Investors and employees at Erie’s GE Transportation have likely seen the Fortune magazine article that paints a bleak picture of the company’s future.

Here’s a letter to the editor posted on GE.com in response to the piece:

“GE under Siege” (Oct. 27 edition) did a disservice to Fortune readers by failing to provide balance and perspective on GE’s performance in this unprecedented market turmoil.

The article cobbles together a list of concerns about GE’s financial business without analyzing the businesses themselves or allowing GE to address the concerns.

The fact is that GE Capital is heavily weighted toward conservative bread-and-butter mid-market finance businesses with strong risk functions, in-house origination and diverse, match-funded assets that we originate to hold. You’d be hard-pressed to find another financial services business that has our low leverage ratios, high ROE and strong earnings. We expect to earn $9 billion in 2008 - which we believe will exceed any financial institution in the world.

GE has not been immune to the recent turmoil but we have been aggressive in protecting our investors with disciplined risk management and underwriting.

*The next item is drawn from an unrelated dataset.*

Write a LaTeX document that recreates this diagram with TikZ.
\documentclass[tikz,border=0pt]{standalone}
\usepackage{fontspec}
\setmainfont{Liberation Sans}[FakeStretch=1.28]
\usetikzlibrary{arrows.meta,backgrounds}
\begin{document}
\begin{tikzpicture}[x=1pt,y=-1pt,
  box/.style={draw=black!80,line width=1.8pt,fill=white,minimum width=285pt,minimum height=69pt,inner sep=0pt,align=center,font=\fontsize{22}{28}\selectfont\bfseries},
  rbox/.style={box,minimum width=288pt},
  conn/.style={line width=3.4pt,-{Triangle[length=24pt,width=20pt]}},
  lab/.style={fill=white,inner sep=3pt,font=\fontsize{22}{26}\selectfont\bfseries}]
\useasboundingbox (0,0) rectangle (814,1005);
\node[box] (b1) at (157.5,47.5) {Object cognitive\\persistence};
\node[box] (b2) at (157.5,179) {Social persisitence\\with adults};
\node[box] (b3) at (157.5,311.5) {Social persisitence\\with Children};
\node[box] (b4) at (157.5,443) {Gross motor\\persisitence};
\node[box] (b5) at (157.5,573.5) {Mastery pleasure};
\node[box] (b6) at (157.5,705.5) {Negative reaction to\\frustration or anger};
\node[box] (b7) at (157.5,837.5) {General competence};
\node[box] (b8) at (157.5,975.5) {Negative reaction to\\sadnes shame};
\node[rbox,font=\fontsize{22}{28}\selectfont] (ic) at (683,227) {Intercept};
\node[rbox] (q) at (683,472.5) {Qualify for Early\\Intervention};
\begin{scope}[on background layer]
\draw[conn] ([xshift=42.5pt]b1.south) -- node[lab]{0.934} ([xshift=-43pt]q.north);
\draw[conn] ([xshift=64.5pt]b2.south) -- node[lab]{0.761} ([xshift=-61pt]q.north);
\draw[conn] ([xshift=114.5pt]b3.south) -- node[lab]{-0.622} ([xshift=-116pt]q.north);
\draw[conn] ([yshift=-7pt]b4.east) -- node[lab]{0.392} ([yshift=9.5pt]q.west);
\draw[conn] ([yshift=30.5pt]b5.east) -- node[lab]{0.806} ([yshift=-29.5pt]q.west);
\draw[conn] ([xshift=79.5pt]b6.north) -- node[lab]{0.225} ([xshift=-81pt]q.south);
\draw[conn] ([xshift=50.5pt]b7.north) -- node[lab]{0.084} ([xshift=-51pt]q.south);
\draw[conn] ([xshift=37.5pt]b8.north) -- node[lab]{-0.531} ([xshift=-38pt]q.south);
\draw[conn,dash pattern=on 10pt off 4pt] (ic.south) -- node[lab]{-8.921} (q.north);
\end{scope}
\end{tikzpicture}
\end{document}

GE Capital has had lower losses than any other financial institution of size and we have maintained our Triple A rating (one of only six). With funding markets disrupted, we took steps to increase our liquidity back up to ensure we are fully prepared for market changes. We raised capital out of a belief was that it is better to act decisively to protect GE from even more severe market scenarios than to simply hope that things will get better.

The article’s hyperbolic conclusion that the challenges facing GE Capital put all of GE “at risk” ignores the fundamental strength of the company. GE will earn approximately $20 billion in 2008 and has leading businesses in essential industries like energy, water, healthcare, transportation, media and finance.

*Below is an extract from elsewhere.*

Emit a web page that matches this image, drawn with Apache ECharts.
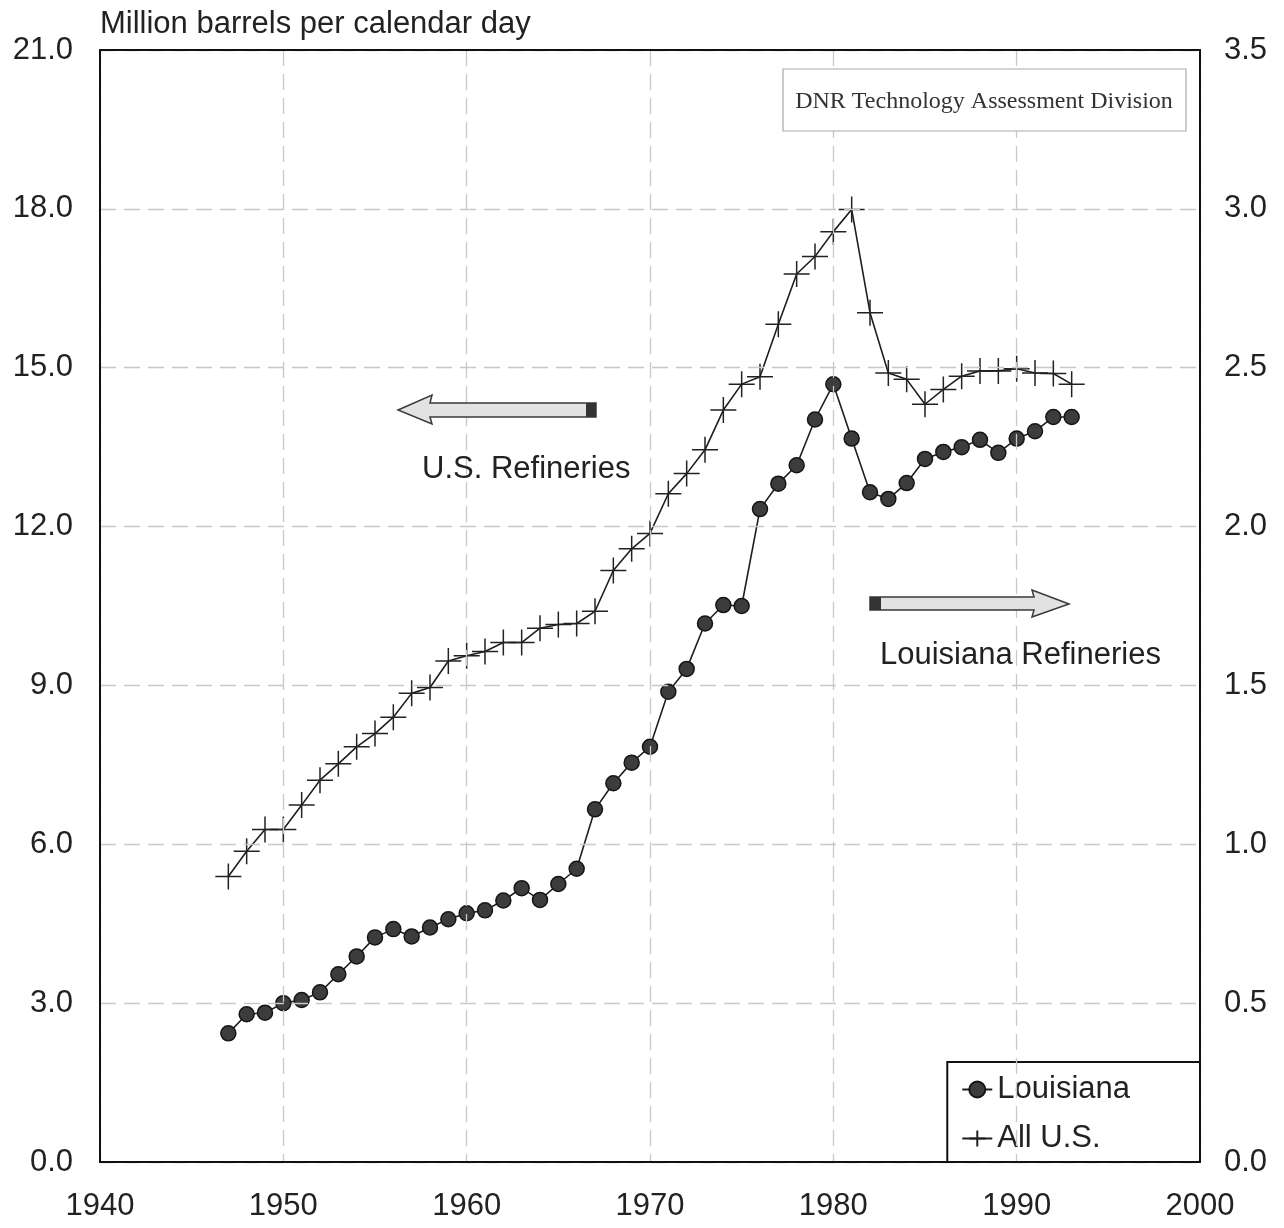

Finally, the article fails to discuss the significant actions GE has taken over the past several years to improve and de-risk its portfolio, particularly in financial services, including the disposition of its insurance and mortgage insurance businesses well ahead of this financial crisis. Other assertions, most notably that many “excellent executives” have left the company because of the stock price, are simply false.

Fortune is a great magazine and its readers count on it for balance and sophisticated business insights. Unfortunately, they didn’t get it here.

Sincerely,

Gary Sheffer
Executive Director
Communications and Public Affairs

If you care about GE and its future in Erie, I suggest you read both the story and the response.